En çok kullanılan yangın söndürme uçağı olan Bombardier Canadair CL-415'in fiyatı yaklaşık 30 milyon dolar. Bugünkü kurla yaklaşık 1,1 milyar TL.

Peki çözüm nedir? Gerekiyorsa 50 tane alınsın. Mesele kaynakta değil, öncelikte. Bu ülkenin o kadar parası elbet var. Ama mesele o paranın kime ve neye harcandığında.

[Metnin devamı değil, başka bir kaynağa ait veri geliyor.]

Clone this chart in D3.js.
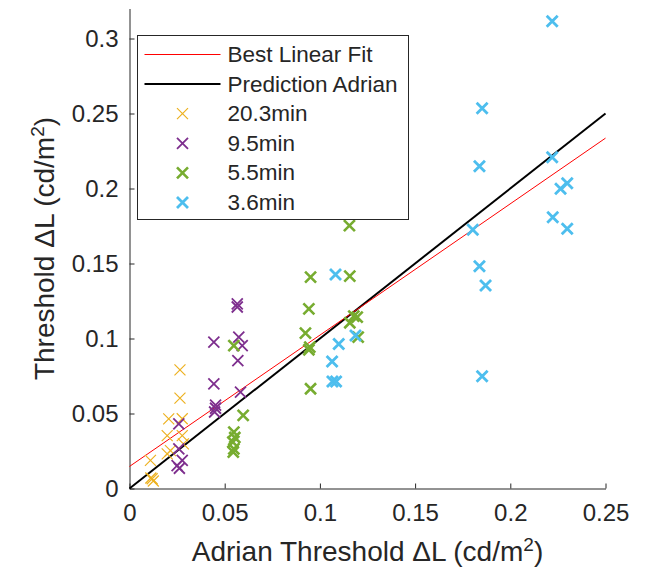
<!DOCTYPE html>
<html>
<head>
<meta charset="utf-8">
<script src="https://cdn.jsdelivr.net/npm/d3@7"></script>
<style>
  body { margin: 0; background: #fff; }
  svg text { font-family: "Liberation Sans", Arial, sans-serif; fill: #262626; }
</style>
</head>
<body>
<div id="chart"></div>
<script>
const yellow203 = [
    [0.0265, 0.0791], [0.0265, 0.0602], [0.0206, 0.0464], [0.0277, 0.0465],
    [0.0198, 0.0353], [0.0277, 0.0353], [0.0215, 0.0253], [0.0283, 0.0298],
    [0.0198, 0.0231], [0.0110, 0.0187], [0.0119, 0.0065], [0.0125, 0.0050],
    [0.0112, 0.0070]
];
const purple95 = [
    [0.0566, 0.1231], [0.0566, 0.1210], [0.0443, 0.0976], [0.0574, 0.1009],
    [0.0592, 0.0953], [0.0569, 0.0853], [0.0443, 0.0698], [0.0583, 0.0642],
    [0.0452, 0.0556], [0.0452, 0.0535], [0.0447, 0.0510], [0.0259, 0.0431],
    [0.0259, 0.0264], [0.0277, 0.0187], [0.0250, 0.0153], [0.0262, 0.0135]
];
const green55 = [
    [0.1155, 0.1753], [0.0951, 0.1409], [0.1157, 0.1416], [0.0942, 0.1198],
    [0.0924, 0.1036], [0.0947, 0.0942], [0.0942, 0.0925], [0.1178, 0.1149],
    [0.1196, 0.1142], [0.1157, 0.1105], [0.1201, 0.1009], [0.0951, 0.0665],
    [0.0548, 0.0953], [0.0597, 0.0487], [0.0548, 0.0376], [0.0553, 0.0340],
    [0.0543, 0.0309], [0.0548, 0.0264], [0.0545, 0.0242]
];
const blue36 = [
    [0.2220, 0.3115], [0.1852, 0.2535], [0.1838, 0.2149], [0.2220, 0.2209],
    [0.2264, 0.1998], [0.2299, 0.2035], [0.2223, 0.1809], [0.2299, 0.1731],
    [0.1803, 0.1725], [0.1838, 0.1482], [0.1870, 0.1353], [0.1852, 0.0749],
    [0.1082, 0.1427], [0.1187, 0.1020], [0.1099, 0.0964], [0.1064, 0.0847],
    [0.1066, 0.0713], [0.1085, 0.0713]
];

const seriesNames = ["20.3min", "9.5min", "5.5min", "3.6min"];
const seriesColors = ["#EDB120", "#7E2F8E", "#77AC30", "#4DBEEE"];
const seriesWidths = [1.2, 1.8, 2.6, 2.8];
const seriesData = [yellow203, purple95, green55, blue36];

// fitted line y = a + b*x, and the prediction y = x
const fitIntercept = 0.0147;
const fitSlope = 0.8755;
const lineNames = ["Best Linear Fit", "Prediction Adrian"];

const xTicks = [0, 0.05, 0.1, 0.15, 0.2, 0.25];
const xTickLabels = ["0", "0.05", "0.1", "0.15", "0.2", "0.25"];
const yTicks = [0, 0.05, 0.1, 0.15, 0.2, 0.25, 0.3];
const yTickLabels = ["0", "0.05", "0.1", "0.15", "0.2", "0.25", "0.3"];

const width = 654, height = 574;
const axisColor = "#262626";

const svg = d3.select("#chart").append("svg")
    .attr("width", width)
    .attr("height", height);

const x = d3.scaleLinear().domain([0, 0.25]).range([129.5, 605.5]);
const y = d3.scaleLinear().domain([0, 0.32]).range([488.5, 8.5]);

// axes (ticks point inward like matlab)
const xAxis = svg.append("g")
    .attr("transform", `translate(0,${y(0)})`)
    .call(d3.axisBottom(x)
        .tickValues(xTicks)
        .tickFormat((d, i) => xTickLabels[i])
        .tickSizeInner(-5)
        .tickSizeOuter(0)
        .tickPadding(15));

const yAxis = svg.append("g")
    .attr("transform", `translate(${x(0)},0)`)
    .call(d3.axisLeft(y)
        .tickValues(yTicks)
        .tickFormat((d, i) => yTickLabels[i])
        .tickSizeInner(-5)
        .tickSizeOuter(0)
        .tickPadding(11));

[xAxis, yAxis].forEach(g => {
    g.select(".domain").attr("stroke", axisColor).attr("stroke-width", 1);
    g.selectAll(".tick line").attr("stroke", axisColor).attr("stroke-width", 1);
    g.selectAll(".tick text")
        .attr("fill", axisColor)
        .style("font-size", "24px")
        .style("font-family", "Liberation Sans, Arial, sans-serif");
});

// lines
const xEnds = [0, 0.25];
const plot = svg.append("g");

plot.append("line")
    .attr("x1", x(xEnds[0])).attr("y1", y(xEnds[0]))
    .attr("x2", x(xEnds[1])).attr("y2", y(xEnds[1]))
    .attr("stroke", "#000")
    .attr("stroke-width", 2);

plot.append("line")
    .attr("x1", x(xEnds[0])).attr("y1", y(fitIntercept + fitSlope * xEnds[0]))
    .attr("x2", x(xEnds[1])).attr("y2", y(fitIntercept + fitSlope * xEnds[1]))
    .attr("stroke", "#FF0000")
    .attr("stroke-width", 1);

// x markers
const markerHalf = 5.5;
const crossPath = (cx, cy, h) =>
    `M${cx - h},${cy - h}L${cx + h},${cy + h}M${cx - h},${cy + h}L${cx + h},${cy - h}`;

seriesData.forEach((data, s) => {
    plot.append("g")
        .selectAll("path")
        .data(data)
        .enter()
        .append("path")
        .attr("d", d => crossPath(x(d[0]), y(d[1]), markerHalf))
        .attr("fill", "none")
        .attr("stroke", seriesColors[s])
        .attr("stroke-width", seriesWidths[s]);
});

// legend
const legend = svg.append("g").attr("transform", "translate(137.5,35.5)");
legend.append("rect")
    .attr("width", 271)
    .attr("height", 184)
    .attr("fill", "#fff")
    .attr("stroke", axisColor)
    .attr("stroke-width", 1);

const rowY = i => 19 + i * 29.6;
const textX = 90;

legend.append("line")
    .attr("x1", 7).attr("x2", 83)
    .attr("y1", rowY(0)).attr("y2", rowY(0))
    .attr("stroke", "#FF0000").attr("stroke-width", 1);
legend.append("line")
    .attr("x1", 7).attr("x2", 83)
    .attr("y1", rowY(1)).attr("y2", rowY(1))
    .attr("stroke", "#000").attr("stroke-width", 2);

lineNames.forEach((name, i) => {
    legend.append("text")
        .attr("x", textX)
        .attr("y", rowY(i))
        .attr("dominant-baseline", "central")
        .style("font-size", "22.5px")
        .text(name);
});

seriesNames.forEach((name, s) => {
    const cy = rowY(s + 2);
    legend.append("path")
        .attr("d", crossPath(45, cy, markerHalf))
        .attr("fill", "none")
        .attr("stroke", seriesColors[s])
        .attr("stroke-width", seriesWidths[s]);
    legend.append("text")
        .attr("x", textX)
        .attr("y", cy)
        .attr("dominant-baseline", "central")
        .style("font-size", "22.5px")
        .text(name);
});

// axis labels
const xLabel = svg.append("text")
    .attr("x", (x(0) + x(0.25)) / 2)
    .attr("y", 561)
    .attr("text-anchor", "middle")
    .style("font-size", "28px");
xLabel.append("tspan").text("Adrian Threshold \u0394L (cd/m");
xLabel.append("tspan").attr("baseline-shift", "super").style("font-size", "19px").text("2");
xLabel.append("tspan").text(")");

const yLabel = svg.append("text")
    .attr("transform", `translate(54,${(y(0) + y(0.32)) / 2}) rotate(-90)`)
    .attr("text-anchor", "middle")
    .style("font-size", "28px");
yLabel.append("tspan").text("Threshold \u0394L (cd/m");
yLabel.append("tspan").attr("baseline-shift", "super").style("font-size", "19px").text("2");
yLabel.append("tspan").text(")");
</script>
</body>
</html>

Bakın çok açık söylüyorum: Kamudaki tüm lüks makam araçlarını satın. Diyanet’ten bakanlıklara, belediyelere kadar garajlar lüks araçlarla dolu. Cumhurbaşkanının filosunda 12’den fazla uçak var. İçlerinden yalnızca bir tanesi olan Airbus A330 VIP uçağının tahmini piyasa değeri 350 milyon dolar. Yaklaşık 11–12 yangın söndürme uçağının fiyatına denk geliyor.

Ama olur mu?

Itibardan tasarruf olmaz.

Dünyada da yangınlar oluyor.

İspanya, Portekiz, Yunanistan gibi Akdeniz ülkeleri her yıl orman yangınlarıyla mücadele ediyor. Ama ne yapıyorlar? Yangın uçağı filolarını büyütüyorlar. 2021 yılında büyük yangınlar sonrası Yunanistan, 20 yeni uçak ve helikopter alımı için bütçe ayırdı. İspanya’daki devlet filosunda CL-215 ve CL-415 modellerinden oluşan 20'den fazla uçak var.

Avustralya tarihinin en büyük yangını sonrasında yangın söndürme kapasitesini %40 arttırdı.

Bizim ülkemizde hiç bir şey değişmiyor.

Gelecek yaz yine yangın tehlikesi var. Ve umarım biz yine aynı şeyleri konuşmak zorunda kalmayız.